Jayde pauses in the half-shade, the crossroads of Brant and Spruce, and there are jacarandas in full flower outside a concrete tenement. Spruce trees are non-existent. Spruce is just another street in a north-south line of arboreal-themed avenues, most having their interruptions in canyons. The bridge, though, connects the west end of Spruce to its eastern counterpart: it makes for one of the few thoroughfares west of Balboa Park. I explain this to Jayde, but he’s only interested that we’ve come full circle, that the bridge is magical conduit to the other side.

“Can we go down into the canyon again?” Jayde asks as we walk through the sodden carpet of jacaranda flowers and toward the bridge.

“I thought you were hungry.”

The sun shines through the trees and though not yet afternoon, it’s still bordering on hot. I glance sidelong at Jayde — we’re now walking side-by-side — and he remains agreeable.

“All right, Daddy. Let’s go eat.”

I’m concerned that his sudden agreeability is, at heart, some manifestation of worry — that he’s being placative to avoid upsetting me. Kids are divining rods to tension, their antennae always on point. I try to readjust my face to mirror his agreeability, but joylessness is already a mask, and it’s hard staring through two sets of eyeholes at once.


“AnhedooOOonia,” Peg said from her therapist’s chair. “Feels like it sounds. Like a ghost.”

It’s actually the state of unfeeling, but at the heart of a ghost story is a simple, apparitional fact: ghosts don’t exist in the afternoon and, without haunt, their number is up.

I knucked Nurse Carter on the way out.

“Don’t come back now, y’hear?” he joked.
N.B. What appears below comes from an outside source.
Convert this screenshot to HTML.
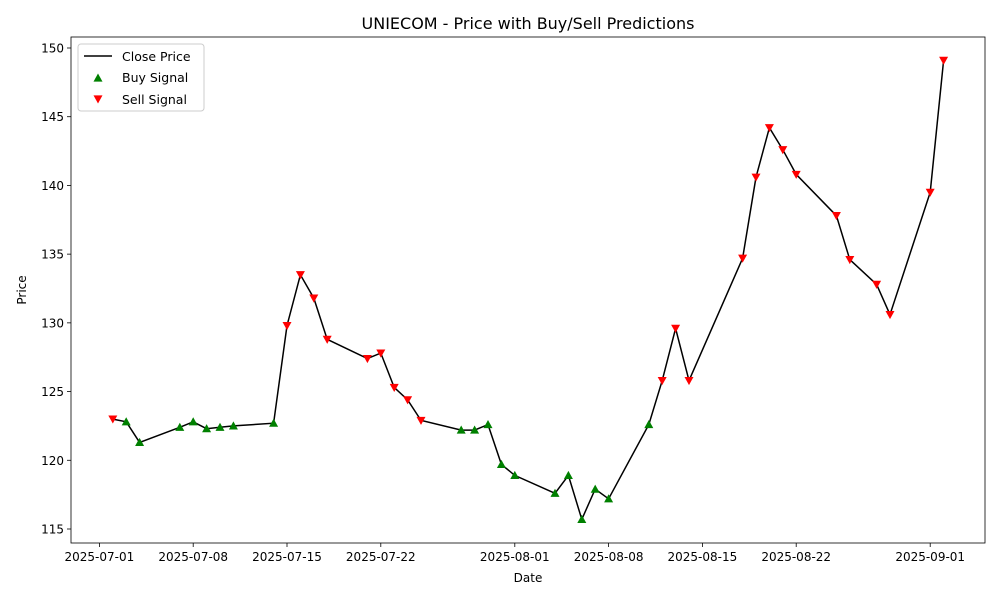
<!DOCTYPE html>
<html><head><meta charset="utf-8"><style>
body{margin:0;background:#fff;font-family:"Liberation Sans","DejaVu Sans",sans-serif}
svg text{font-family:"DejaVu Sans","Liberation Sans",sans-serif;fill:#000}
</style></head><body>
<svg id="chart" width="1000" height="600" xmlns="http://www.w3.org/2000/svg"></svg>
<script>
const dates=["07-02","07-03","07-04","07-07","07-08","07-09","07-10","07-11","07-14","07-15","07-16","07-17","07-18","07-21","07-22","07-23","07-24","07-25","07-28","07-29","07-30","07-31","08-01","08-04","08-05","08-06","08-07","08-08","08-11","08-12","08-13","08-14","08-18","08-19","08-20","08-21","08-22","08-25","08-26","08-28","08-29","09-01","09-02"];
const prices=[123.0,122.8,121.3,122.4,122.8,122.3,122.4,122.5,122.7,129.8,133.5,131.8,128.8,127.4,127.8,125.3,124.4,122.9,122.2,122.2,122.6,119.7,118.9,117.6,118.9,115.7,117.9,117.2,122.6,125.8,129.6,125.8,134.7,140.6,144.2,142.6,140.8,137.8,134.6,132.8,130.6,139.5,149.1];
const signals=["S","B","B","B","B","B","B","B","B","S","S","S","S","S","S","S","S","S","B","B","B","B","B","B","B","B","B","B","B","S","S","S","S","S","S","S","S","S","S","S","S","S","S"];
const yTicks=[115,120,125,130,135,140,145,150];
const xTickLabels=["2025-07-01","2025-07-08","2025-07-15","2025-07-22","2025-08-01","2025-08-08","2025-08-15","2025-08-22","2025-09-01"];

const svg=document.getElementById('chart');
const NS="http://www.w3.org/2000/svg";
const L=71,R=985,T=37,B=543;
function dayIndex(md){const [m,d]=md.split('-').map(Number);return m===7?d-1:m===8?30+d:61+d;}
function xs(day){return 99.4+day*13.4;}
function ys(v){return 529-(v-115)*13.743;}
function el(tag,attrs,parent){const e=document.createElementNS(NS,tag);for(const k in attrs)e.setAttribute(k,attrs[k]);(parent||svg).appendChild(e);return e;}
function txt(s,attrs){const t=el('text',attrs);t.textContent=s;return t;}

let t=txt("UNIECOM - Price with Buy/Sell Predictions",{x:(L+R)/2,y:29,'text-anchor':'middle','font-size':16});



yTicks.forEach(v=>{
 const y=ys(v);
 const l=el('line',{x1:L-4,x2:L,y1:y,y2:y,stroke:'#000','stroke-width':0.8});
 
 
 const tt=txt(String(v),{x:L-7,y:y+4.5,'text-anchor':'end','font-size':12});
 
 
});
xTickLabels.forEach(s=>{
 const x=xs(dayIndex(s.slice(5)));
 const l=el('line',{x1:x,x2:x,y1:B,y2:B+4,stroke:'#000','stroke-width':0.8});
 
 
 const tt=txt(s,{x:x,y:B+18,'text-anchor':'middle','font-size':12});
 
 
});
t=txt("Date",{x:(L+R)/2,y:582,'text-anchor':'middle','font-size':12});


t=txt("Price",{x:26,y:(T+B)/2,'text-anchor':'middle','font-size':12,transform:`rotate(-90 26 ${(T+B)/2})`});



const pts=dates.map((d,i)=>xs(dayIndex(d)).toFixed(1)+','+ys(prices[i]).toFixed(1)).join(' ');
const line=el('polyline',{points:pts,fill:'none',stroke:'#000','stroke-width':1.5});



function tri(x,y,up,color){
 const s=4.5;
 const p=up?`${x},${y-s} ${x-s},${y+s*0.8} ${x+s},${y+s*0.8}`:`${x},${y+s} ${x-s},${y-s*0.8} ${x+s},${y-s*0.8}`;
 return el('polygon',{points:p,fill:color});
}
dates.forEach((d,i)=>{
 const m=tri(xs(dayIndex(d)),ys(prices[i]),signals[i]==="B",signals[i]==="B"?'green':'red');
 
 
});

const frame=el('rect',{x:L,y:T,width:R-L,height:B-T,fill:'none',stroke:'#000','stroke-width':0.8});



const lg=el('rect',{x:78,y:44,width:126,height:67,fill:'#fff',stroke:'#ccc','stroke-width':1,rx:3});


const ll=el('line',{x1:84,x2:112,y1:56,y2:56,stroke:'#000','stroke-width':1.5});


t=txt("Close Price",{x:122,y:61,'font-size':12.5});


let m=tri(98,78,true,'green');


t=txt("Buy Signal",{x:122,y:82,'font-size':12.5});


m=tri(98,99,false,'red');


t=txt("Sell Signal",{x:122,y:104,'font-size':12.5});


</script>
</body></html>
The head nurse acquiesced a smile, having heard this joke a thousand times. I kissed her on the cheek in apology as she cut my wristband.

“Thank you.”

She smiled and adjusted her glasses. The elevator yawned open, didn’t turn its panels as would a revolving door.

I left a book with Janet; I left Sad Bill alone, asleep at the tiller. I entered the elevator and left.


Jayde runs half the length of the suspension bridge to its middle. On either side of the bridge is old-growth eucalyptus but, underneath the lowest sag of the bridge, there are only freeway shrubs, acacia, and cigarette flowers. Admonishing signs repeat: “Don’t.” “Don’t trespass.” “Don’t litter.” The ground beneath is a depressing thing, parched and mud-cracked. Scales of earth peel back from the gully floor.

Jayde and I take a seat, legs dangling over the bridge’s edge. He wears his deflated Winnie like a lackluster cape.

The airways course their mid-morning traffic and I pick at my fingernails.

“You okay, kid?”

“Fine.”

I tousle his hair and look back to the gray tenement up the street, the Silver Man surely home by now having his soya, Godiva meanwhile enjoying her porticos.

I look up, measuring the sky’s distance, and the bridge sways slightly

“Let’s go, kid,” I say, hoisting myself up. “Trail done.”

Jayde agrees. The eucalyptus sway, noontime’s first push of relief; and though I feel nothing, nothing, upon crossing the bridge, the asphalt of the other side is reassuring. Jayde walks ahead of me. The marine layer is evaporating, the bridge is unreasonably steady in our wake, and, on the way back to the car, I shed a face, smooth my hair, and watch as Jayde plucks open the car door, the click of re-entry, re-entry and a jangle as, digging into my pocket, I remember myself the pilot and ready my keys.